Ericsson's services strategy is in great shape

Clare McCarthy/Ovum
12 Nov 2009
00:00

 

In the market as a whole, we see the greater percentage of contracts currently emanating from the mobile sector. There is still plenty of opportunity, as few extend to RAN access, and so far backhaul agreements are most evident in Europe. However, the business cases for both are growing ever more attractive as margins are squeezed and service providers, including DT and Telefonica, report slowing mobile revenue growth.
 
Managed services are still in their infancy among the integrated and wireline operator community. This bodes well for Ericsson’s future service revenues, as many incumbents are Ericsson customers and it has developed a high degree of a trust in these entrenched relationships. For example, Ericsson is also responsible for Telstra’s lightning rollout of its 3G network in 2007. It is currently upgrading the network to 42Mbps and managing the network, which is seeing its data traffic double every eight months.
 
The service market is fragmented, comprising regional specialists, telco spin-offs and other independent telecoms service providers.

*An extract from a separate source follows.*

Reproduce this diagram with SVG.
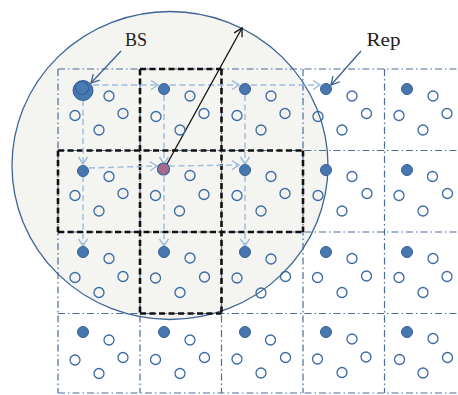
<svg xmlns="http://www.w3.org/2000/svg" width="458" height="395" viewBox="0 0 458 395">
<style>
.grid{stroke:#4a6c98;stroke-width:1.2;fill:none;stroke-dasharray:7 3 1.5 3}
.blk{stroke:#111;stroke-width:2.6;fill:none;stroke-dasharray:6 3.5}
.f{fill:#4877b0;stroke:#345f96;stroke-width:1}
.o{fill:none;stroke:#3a69a3;stroke-width:1.3}
.con{stroke:#9dbbdb;stroke-width:1.4;fill:none;stroke-dasharray:6 3.5}
.lbl{font-family:"Liberation Serif","DejaVu Serif",serif;font-size:19px;fill:#222}
.ptr{stroke:#3d6090;stroke-width:1.3;fill:none}
</style>
<defs>
<marker id="la" markerUnits="userSpaceOnUse" markerWidth="12" markerHeight="12" refX="8" refY="5" orient="auto"><path d="M1,0.5 L8,5 L1,9.5" fill="none" stroke="#9dbbdb" stroke-width="1.4"/></marker>
<marker id="ka" markerUnits="userSpaceOnUse" markerWidth="12" markerHeight="12" refX="9" refY="5" orient="auto"><path d="M1,0.5 L9,5 L1,9.5" fill="none" stroke="#111" stroke-width="1.3"/></marker>
<marker id="ba" markerUnits="userSpaceOnUse" markerWidth="12" markerHeight="12" refX="9" refY="5" orient="auto"><path d="M1,0.5 L9,5 L1,9.5" fill="none" stroke="#3d6090" stroke-width="1.3"/></marker>
</defs>
<rect width="458" height="395" fill="#fff"/>
<ellipse cx="170" cy="165.5" rx="158" ry="154" fill="#f4f4f0" stroke="#3d6494" stroke-width="1.3"/>
<g id="grid">
<path class="grid" d="M58,69H458M58,150.5H458M58,232H458M58,313.5H458M58,393H458"/>
<path class="grid" d="M58,69V393M140,69V393M221.5,69V393M303,69V393M384.5,69V393"/>
</g>
<g id="cluster">
<path class="blk" d="M140,69H221.5M58,150.5H303M58,232H303M140,313.5H221.5M58,150.5V232M140,69V313.5M221.5,69V313.5M303,150.5V232"/>
</g>
<g id="connectors">
<path class="con" marker-end="url(#la)" d="M93,85H158"/>
<path class="con" marker-end="url(#la)" d="M170,85H239"/>
<path class="con" marker-end="url(#la)" d="M251,85H320"/>
<path class="con" marker-end="url(#la)" d="M83,100V164"/>
<path class="con" marker-end="url(#la)" d="M83,176V246"/>
<path class="con" marker-end="url(#la)" d="M164,95V164"/>
<path class="con" marker-end="url(#la)" d="M164,176V246"/>
<path class="con" marker-end="url(#la)" d="M245,95V164"/>
<path class="con" marker-end="url(#la)" d="M245,176V246"/>
<path class="con" marker-end="url(#la)" d="M89,168L157,166"/>
<path class="con" marker-end="url(#la)" d="M169,166L239,165"/>
<path stroke="#111" stroke-width="1.3" fill="none" marker-end="url(#ka)" d="M167,164L242,28"/>
<path class="ptr" marker-end="url(#ba)" d="M121,51L91,83"/>
<path class="ptr" marker-end="url(#ba)" d="M361,51L331,85"/>
</g>
<g id="BS"><circle class="f" cx="83" cy="90.5" r="10"/><circle cx="82" cy="88" r="6.5" fill="#4a7ab3" stroke="#34609a" stroke-width="1.1"/></g>
<g id="n12"><circle class="f" cx="164" cy="89" r="5.5"/></g>
<g id="n13"><circle class="f" cx="245" cy="89" r="5.5"/></g>
<g id="n14"><circle class="f" cx="326" cy="89" r="5.5"/></g>
<g id="n15"><circle class="f" cx="407" cy="89" r="5.5"/></g>
<g id="n21"><circle class="f" cx="83" cy="171" r="5.5"/></g>
<g id="n22"><circle cx="163.5" cy="169" r="6" fill="#a86a8c" stroke="#3a65a0" stroke-width="1.2"/></g>
<g id="n23"><circle class="f" cx="245" cy="170" r="5.5"/></g>
<g id="n24"><circle class="f" cx="326" cy="170" r="5.5"/></g>
<g id="n25"><circle class="f" cx="407" cy="170" r="5.5"/></g>
<g id="n31"><circle class="f" cx="83" cy="252" r="5.5"/></g>
<g id="n32"><circle class="f" cx="164" cy="252" r="5.5"/></g>
<g id="n33"><circle class="f" cx="245" cy="252" r="5.5"/></g>
<g id="n34"><circle class="f" cx="326" cy="252" r="5.5"/></g>
<g id="n35"><circle class="f" cx="407" cy="252" r="5.5"/></g>
<g id="n41"><circle class="f" cx="83" cy="332" r="5.5"/></g>
<g id="n42"><circle class="f" cx="164" cy="332" r="5.5"/></g>
<g id="n43"><circle class="f" cx="245" cy="332" r="5.5"/></g>
<g id="n44"><circle class="f" cx="326" cy="332" r="5.5"/></g>
<g id="n45"><circle class="f" cx="407" cy="332" r="5.5"/></g>
<g id="u1"><circle class="o" cx="109" cy="96" r="5"/><circle class="o" cx="75" cy="115.5" r="5"/><circle class="o" cx="123" cy="113.5" r="5"/><circle class="o" cx="99" cy="130" r="5"/></g>
<g id="u2"><circle class="o" cx="190" cy="96" r="5"/><circle class="o" cx="156" cy="116.5" r="5"/><circle class="o" cx="204" cy="113.5" r="5"/><circle class="o" cx="180" cy="130" r="5"/></g>
<g id="u3"><circle class="o" cx="271" cy="96" r="5"/><circle class="o" cx="237" cy="115.5" r="5"/><circle class="o" cx="285" cy="113.5" r="5"/><circle class="o" cx="261" cy="130" r="5"/></g>
<g id="u4"><circle class="o" cx="352" cy="96" r="5"/><circle class="o" cx="318" cy="116.5" r="5"/><circle class="o" cx="366.5" cy="113.5" r="5"/><circle class="o" cx="342" cy="130" r="5"/></g>
<g id="u5"><circle class="o" cx="433" cy="96" r="5"/><circle class="o" cx="399" cy="115.5" r="5"/><circle class="o" cx="447" cy="113.5" r="5"/><circle class="o" cx="423" cy="130" r="5"/></g>
<g id="u6"><circle class="o" cx="109" cy="176.5" r="5"/><circle class="o" cx="75" cy="195.5" r="5"/><circle class="o" cx="123" cy="193.5" r="5"/><circle class="o" cx="99" cy="211" r="5"/></g>
<g id="u7"><circle class="o" cx="190" cy="175.5" r="5"/><circle class="o" cx="155.5" cy="195.5" r="5"/><circle class="o" cx="204" cy="194.5" r="5"/><circle class="o" cx="179.5" cy="211" r="5"/></g>
<g id="u8"><circle class="o" cx="271" cy="176.5" r="5"/><circle class="o" cx="237" cy="195.5" r="5"/><circle class="o" cx="285" cy="193.5" r="5"/><circle class="o" cx="261" cy="211" r="5"/></g>
<g id="u9"><circle class="o" cx="352" cy="176.5" r="5"/><circle class="o" cx="318" cy="195.5" r="5"/><circle class="o" cx="367" cy="193.5" r="5"/><circle class="o" cx="342" cy="211" r="5"/></g>
<g id="u10"><circle class="o" cx="432.5" cy="176.5" r="5"/><circle class="o" cx="399" cy="195.5" r="5"/><circle class="o" cx="447.5" cy="193.5" r="5"/><circle class="o" cx="423" cy="211" r="5"/></g>
<g id="u11"><circle class="o" cx="109" cy="258.5" r="5"/><circle class="o" cx="75" cy="277.5" r="5"/><circle class="o" cx="123" cy="276.5" r="5"/><circle class="o" cx="99" cy="292.5" r="5"/></g>
<g id="u12"><circle class="o" cx="190" cy="258" r="5"/><circle class="o" cx="155.5" cy="278" r="5"/><circle class="o" cx="204.5" cy="277" r="5"/><circle class="o" cx="180" cy="292.5" r="5"/></g>
<g id="u13"><circle class="o" cx="271" cy="259" r="5"/><circle class="o" cx="237" cy="278" r="5"/><circle class="o" cx="285.5" cy="276.5" r="5"/><circle class="o" cx="261" cy="293" r="5"/></g>
<g id="u14"><circle class="o" cx="352" cy="258.5" r="5"/><circle class="o" cx="317.5" cy="277.5" r="5"/><circle class="o" cx="366.5" cy="276" r="5"/><circle class="o" cx="342" cy="292.5" r="5"/></g>
<g id="u15"><circle class="o" cx="433" cy="258.5" r="5"/><circle class="o" cx="399" cy="277.5" r="5"/><circle class="o" cx="447" cy="276.5" r="5"/><circle class="o" cx="423" cy="292.5" r="5"/></g>
<g id="u16"><circle class="o" cx="109" cy="340" r="5"/><circle class="o" cx="75" cy="360" r="5"/><circle class="o" cx="123" cy="357.5" r="5"/><circle class="o" cx="99" cy="373.5" r="5"/></g>
<g id="u17"><circle class="o" cx="190" cy="340" r="5"/><circle class="o" cx="155.5" cy="359.5" r="5"/><circle class="o" cx="204.5" cy="357.5" r="5"/><circle class="o" cx="180" cy="373.5" r="5"/></g>
<g id="u18"><circle class="o" cx="270.5" cy="340" r="5"/><circle class="o" cx="237" cy="359" r="5"/><circle class="o" cx="285.5" cy="357.5" r="5"/><circle class="o" cx="261" cy="373" r="5"/></g>
<g id="u19"><circle class="o" cx="352" cy="339" r="5"/><circle class="o" cx="317.5" cy="359" r="5"/><circle class="o" cx="366" cy="357" r="5"/><circle class="o" cx="342" cy="372.5" r="5"/></g>
<g id="u20"><circle class="o" cx="433" cy="338.5" r="5"/><circle class="o" cx="399.5" cy="359.5" r="5"/><circle class="o" cx="447.5" cy="357.5" r="5"/><circle class="o" cx="423" cy="373" r="5"/></g>
<g id="labels">
<text class="lbl" x="125" y="46" textLength="22" lengthAdjust="spacingAndGlyphs">BS</text>
<text class="lbl" x="366.5" y="46" textLength="34" lengthAdjust="spacingAndGlyphs">Rep</text>
</g>
</svg>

However, Ericsson’s services business is in rude health. It has reported a 21% increase in its professional service revenues and an 18% increase in network rollout service revenues in the first nine months of 2009. It also has a surprisingly well-balanced geographical distribution of revenues, so while revenues from Western Europe are slowing, the gains in Asia-Pacific, the Middle East and Africa are more than compensating.
 
As we reported last month following the Nokia-Siemens event, services are the future for the network equipment providers (NEPs). An increasing number of service providers no longer view operating and maintaining the network as a core business. Consequently there are rich pickings for those NEPs that have transformed their own engagement model to be service-led and software driven.